- Born: Arthur Carl Rose 8 December 1890 Dudley, Worcestershire, England
- Died: 23 April 1968 (aged 77) Eastbourne, Sussex
- Occupations: Comedian, actor, theatrical revue producer
- Spouse: Olive Fox ​ ​(m. 1918; died 1964)​

= Clarkson Rose =

English comedian (1890–1968)

Clarkson Rose (born Arthur Carl Rose; 8 December 1890 - 23 April 1968) was an English comedian, actor and theatrical revue producer, closely associated with entertainment in British seaside resorts. He was renowned for his performances as a pantomime dame.

==Biography==
Rose was born in Dudley, Worcestershire, and started work as a bank clerk in Shrewsbury while performing in the evenings as A. C. Rose.
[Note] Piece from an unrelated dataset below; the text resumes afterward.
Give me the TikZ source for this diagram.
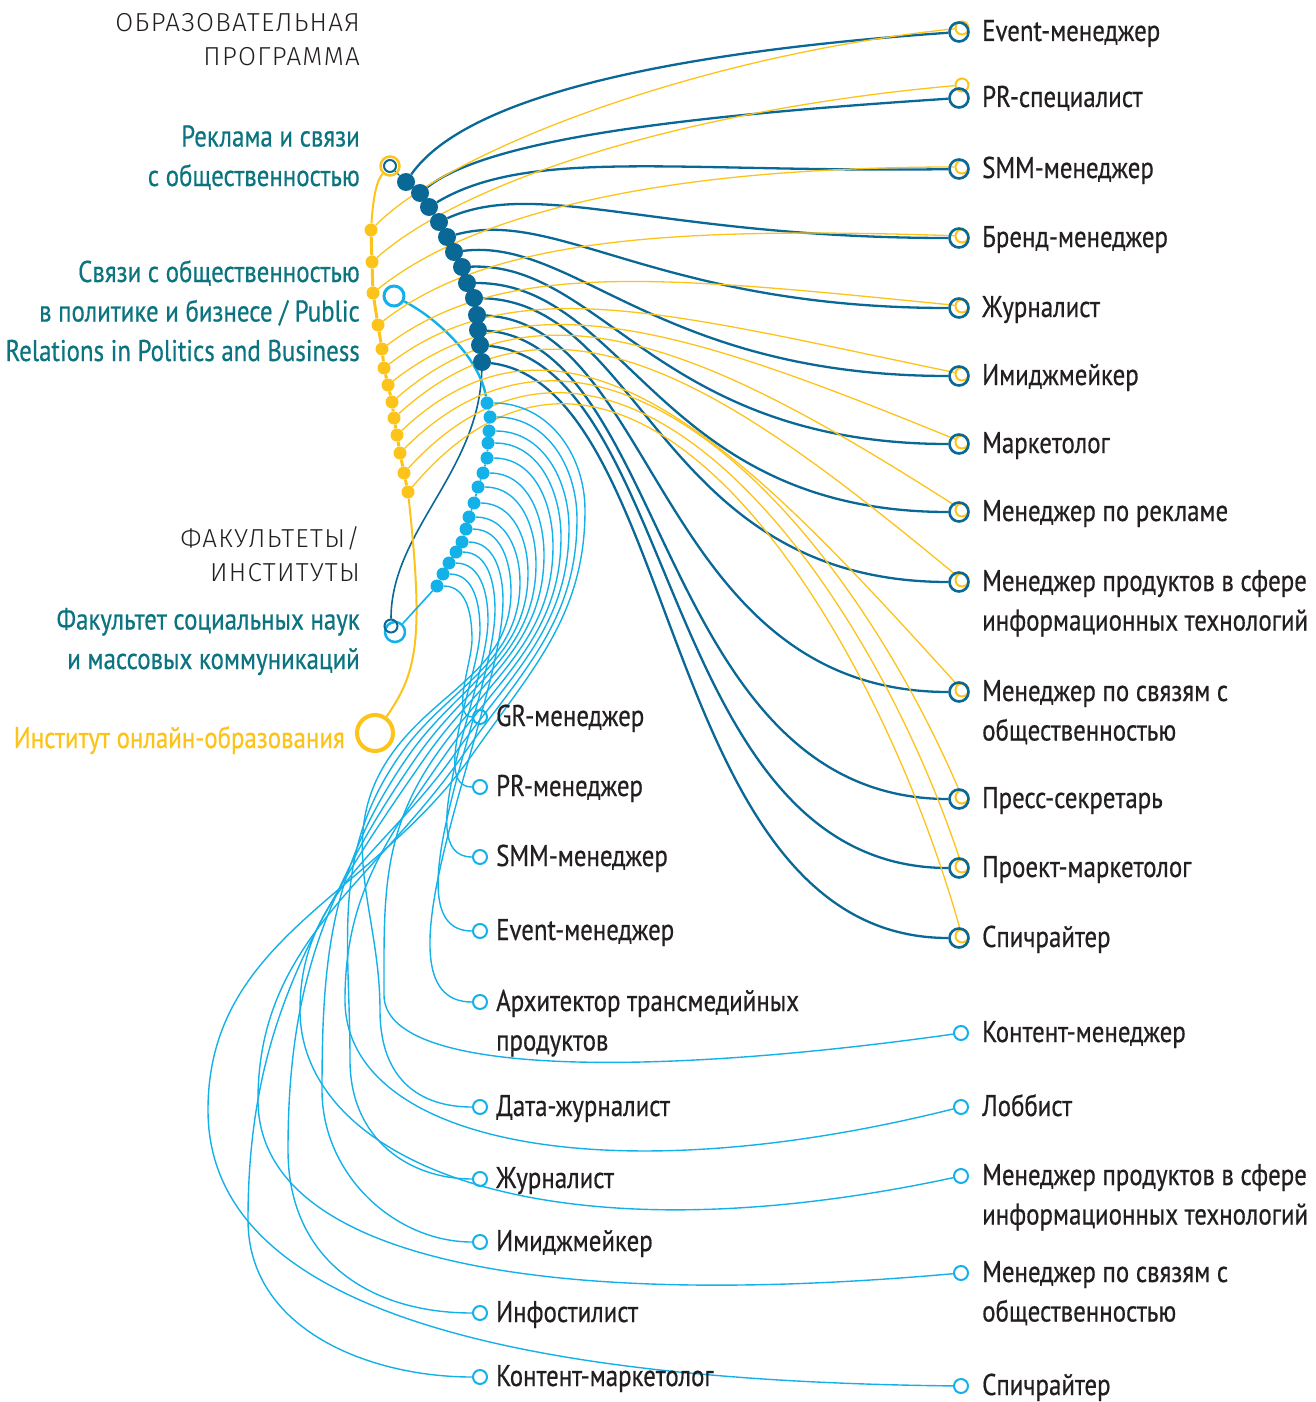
\documentclass[tikz,border=0pt]{standalone}
\usepackage{fontspec}
\setmainfont{PT Sans}[FakeStretch=0.83,FakeBold=0.5]
\newfontfamily\headfont{Fira Sans}[UprightFont=* Light,LetterSpace=5]
\usepackage{xcolor}
\usetikzlibrary{positioning,backgrounds}
\definecolor{rsodark}{HTML}{0A6896}
\definecolor{rsoyellow}{HTML}{FCC31A}
\definecolor{rsoblue}{HTML}{14B1E9}
\definecolor{rsoteal}{HTML}{0B7480}
\definecolor{rsotext}{HTML}{231F20}

\begin{document}
\begin{tikzpicture}[x=1pt,y=-1pt,
    head/.style={font=\headfont\fontsize{26}{34}\selectfont,text=rsotext,align=right,anchor=base east,inner sep=0},
    prog/.style={font=\fontsize{30}{39.5}\selectfont,text=rsoteal,align=right,anchor=base east,inner sep=0},
    job/.style={font=\fontsize{30}{39.5}\selectfont,text=rsotext,align=left,anchor=base west,inner sep=0},
    ddot/.style={circle,fill=rsodark,minimum size=18,inner sep=0},
    ydot/.style={circle,fill=rsoyellow,minimum size=13,inner sep=0},
    bdot/.style={circle,fill=rsoblue,minimum size=13,inner sep=0},
    ring/.style={circle,draw=#1,inner sep=0},
    dlink/.style={rsodark,line width=2.3},
    ylink/.style={rsoyellow,line width=1.3},
    blink/.style={rsoblue,line width=1.4}]
\useasboundingbox (0,0) rectangle (1315,1402);

% headings and programmes (node y = baseline of the last line)
\node[head] (hprog) at (360,66) {ОБРАЗОВАТЕЛЬНАЯ\\ПРОГРАММА};
\node[prog] (lrso) at (360,186) {Реклама и связи\\с общественностью};
\node[prog] (lpr) at (360,361) {Связи с общественностью\\в политике и бизнесе / Public\\Relations in Politics and Business};
\node[head] (hfac) at (360,581) {ФАКУЛЬТЕТЫ/\\ИНСТИТУТЫ};
\node[prog] (lfac) at (360,669) {Факультет социальных наук\\и массовых коммуникаций};
\node[prog,text=rsoyellow] (lonl) at (345,748) {Институт онлайн-образования};

\node[ring=rsoyellow,line width=2.5,minimum size=19] (p1y) at (390,166) {};
\node[ring=rsodark,line width=2,minimum size=12] (p1d) at (390,166) {};
\node[ring=rsoblue,line width=3,minimum size=20] (p2) at (394,296) {};
\node[ring=rsoblue,line width=2.5,minimum size=20] (fb) at (395,632) {};
\node[ring=rsodark,line width=2,minimum size=13] (fd) at (391,626) {};
\node[ring=rsoyellow,line width=4,minimum size=36] (onl) at (375,733) {};

% chains of dots
\foreach \n/\x/\y in {1/406/182,2/420/193,3/429/207,4/439/222,5/447/237,6/454/252,7/462/267,
    8/467/283,9/474/298,10/477/315,11/478/330,12/480/345,13/482/362}
  \node[ddot] (d\n) at (\x,\y) {};
\foreach \n/\x/\y in {1/371/230,2/372/262,3/373/293,4/378/325,5/382/349,6/384/368,7/388/385,
    8/392/402,9/394/418,10/397/435,11/400/453,12/404/473,13/408/492}
  \node[ydot] (y\n) at (\x,\y) {};
\foreach \n/\x/\y in {1/487/403,2/490/417,3/489/431,4/488/443,5/487/458,6/483/473,7/478/487,
    8/474/503,9/469/517,10/466/529,11/462/542,12/456/552,13/449/563,14/443/574,15/437/586}
  \node[bdot] (b\n) at (\x,\y) {};

% professions, right column
\foreach \n/\y/\yy/\b/\t in {1/32/28/41/Event-менеджер,2/98/85/107/PR-специалист,
    3/169/167/178/SMM-менеджер,4/238/236/247/Бренд-менеджер,5/308/306/317/Журналист,
    6/376/374/385/Имиджмейкер,7/444/442/453/Маркетолог,8/512/510/521/Менеджер по рекламе,
    9/582/580/630.5/{Менеджер продуктов в сфере\\информационных технологий},
    10/692/690/740.5/{Менеджер по связям с\\общественностью},11/799/797/808/Пресс-секретарь,
    12/868/866/877/Проект-маркетолог,13/938/936/947/Спичрайтер}{
  \node[ring=rsoyellow,line width=2,minimum size=13] (ry\n) at (962,\yy) {};
  \node[ring=rsodark,line width=2.6,minimum size=19] (rd\n) at (959,\y) {};
  \node[job] (rl\n) at (982,\b) {\t};
}

% professions, lower columns
\foreach \n/\x/\y/\tx/\b/\t in {1/480/717/496/726/GR-менеджер,2/480/787/496/796/PR-менеджер,
    3/480/857/496/866/SMM-менеджер,4/480/931/496/940/Event-менеджер,
    5/480/1002/496/1050.5/{Архитектор трансмедийных\\продуктов},6/480/1107/496/1116/Дата-журналист,
    7/480/1179/496/1188/Журналист,8/480/1242/496/1251/Имиджмейкер,9/480/1313/496/1322/Инфостилист,
    10/480/1377/496/1386/Контент-маркетолог,11/961/1033/982/1042/Контент-менеджер,
    12/961/1107/982/1116/Лоббист,
    13/961/1176/982/1224.5/{Менеджер продуктов в сфере\\информационных технологий},
    14/961/1273/982/1321.5/{Менеджер по связям с\\общественностью},15/961/1386/982/1395/Спичрайтер}{
  \node[ring=rsoblue,line width=2,minimum size=14] (m\n) at (\x,\y) {};
  \node[job] (ml\n) at (\tx,\b) {\t};
}

\begin{scope}[on background layer]
  % chains
  \draw[rsodark,line width=1.2] (p1d) -- (d1) -- (d2) -- (d3) -- (d4) -- (d5) -- (d6) -- (d7)
    -- (d8) -- (d9) -- (d10) -- (d11) -- (d12) -- (d13);
  \draw[rsodark,line width=1.6] (fd) .. controls +(0,-95) and +(-3,110) .. (d13);
  \draw[rsoyellow,line width=2] (p1y) .. controls +(-14,15) and +(2,-30) .. (y1);
  \draw[rsoyellow,line width=3] (y1) -- (y2) -- (y3) -- (y4) -- (y5) -- (y6) -- (y7) -- (y8)
    -- (y9) -- (y10) -- (y11) -- (y12) -- (y13);
  \draw[rsoyellow,line width=2] (y13) .. controls +(16,148) and +(42,-60) .. (onl);
  \draw[rsoblue,line width=2.4] (p2) .. controls +(46,24) and +(-7,-43) .. (b1);
  \draw[rsoblue,line width=1.6] (b1) -- (b2) -- (b3) -- (b4) -- (b5) -- (b6) -- (b7) -- (b8)
    -- (b9) -- (b10) -- (b11) -- (b12) -- (b13) -- (b14) -- (b15) -- (fb);

  % links to professions
  \foreach \n/\ax/\ay/\bx/\by in {1/64/-92/-259/18,2/71/-56/-259/17,3/100/-60/-280/4,
      4/100/-45/-300/0,5/110/-30/-300/0,6/120/-15/-300/0,7/140/-5/-300/0,8/160/0/-300/0,
      9/170/5/-300/0,10/180/10/-300/0,11/190/15/-300/0,12/200/20/-300/0,13/200/25/-300/0}
    \draw[dlink] (d\n) .. controls +(\ax,\ay) and +(\bx,\by) .. (rd\n);
  \foreach \n/\ax/\ay/\bx/\by in {1/79/-80/-262/27,2/90/-80/-280/25,3/100/-80/-300/0,
      4/110/-85/-300/-10,5/120/-90/-300/-30,6/130/-100/-290/-60,7/140/-110/-270/-110,
      8/150/-130/-250/-160,9/165/-150/-230/-190,10/180/-170/-200/-220,11/200/-200/-120/-280,
      12/210/-230/-100/-300,13/220/-260/-90/-320}
    \draw[ylink] (y\n) .. controls +(\ax,\ay) and +(\bx,\by) .. (ry\n);
  \foreach \k/\n/\xr/\yr/\xb/\xl/\yl/\ca/\cb/\cc in {1/15/585/510/472/208/1110/200/450/-5,
      2/14/577/519/463/258/1100/150/450/40,3/13/569/528/454/300/1010/150/420/90,
      4/12/561/537/445/345/1000/140/360/90,5/11/553/546/436/384/995/80/320/45,
      6/10/544/555/427/248/1220/110/110/0,7/9/536/564/418/288/1150/110/110/0,
      8/8/528/573/409/322/1090/85/85/0,9/7/520/582/400/350/1060/80/70/0,
      10/6/511/591/391/380/1010/70/60/0}
    \draw[blink] (b\k) to[out=0,in=90] (\xr,\yr) to[out=-90,in=55] (\xb,755)
      to[out=-125,in=90] (\xl,\yl) .. controls +(0,\ca) and +(-\cb,\cc) .. (m\n);
  \foreach \k/\n/\xr/\yr in {11/5/503/600,12/4/495/610,13/3/488/620,14/2/480/630,15/1/472/640}
    \draw[blink] (b\k) to[out=0,in=90] (\xr,\yr) to[out=-90,in=180,looseness=0.7] (m\n);
\end{scope}
\end{tikzpicture}
\end{document}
He formed a small revue group, the Pengwern Players, and became a full-time entertainer and actor. In 1911 he joined the Liverpool Repertory Company, and also toured in a Shakespearian troupe led by Estelle Stead. In 1915 he helped establish the breakaway Liverpool Commonwealth Company, and acted in Trelawny of the 'Wells' that year in London.

Performing in Westcliff-on-Sea in 1918, he met pianist and entertainer Olive Fox, who was to become his wife and partner in the double act "Fox and Rose". They performed together in music halls, variety shows and pantomimes in Britain and Ireland over the next few years. In 1921, he established his own revue, Twinkle, at Ryde on the Isle of Wight. In different formats, the show was to continue for the next 45 years. In Bristol in 1922, Fox was taken ill so that Rose performed alone; the show was a success, and he was booked as a solo entertainer for further engagements.

Rose made many recordings during the 1920s and 1930s, mostly for Zonophone Records, including "Back I Went to the Ministry of Labour", "Three Cheers For The Middle Classes", and "I Had To Go And Draw Another Pound Out". He played his first pantomime role in Birmingham in 1927, in Robinson Crusoe with Robb Wilton. Their combination was described by the critic James Agate as "the best... since the days of Dan Leno and Herbert Campbell...". The following year, Rose appeared in the Royal Variety Performance as a pantomime dame. He and Fox toured Australia with their Twinkle revue company in 1933, extending his tour to incorporate his show into Ernest Rolls's revue Tout Paris.

In the late 1930s, Rose continued to tour successfully with his revue, as well as making regular appearances in pantomime. He worked for ENSA during the Second World War, and continued with his revues and pantomime roles through the 1940s and 1950s. Among the comedians he discovered over the years were Terry Scott and Norman Vaughan. Rose was elected 'King Rat' of the Grand Order of Water Rats charity in 1958.

Olive Fox retired in 1956 and died in 1964, whereupon Rose himself retired the Twinkle revue. He wrote a memoir, Beside the Seaside, published in 1960, and continued to perform in pantomimes, his final performances being in Leicester in 1967.

He died in Eastbourne, Sussex, in 1968 at the age of 77.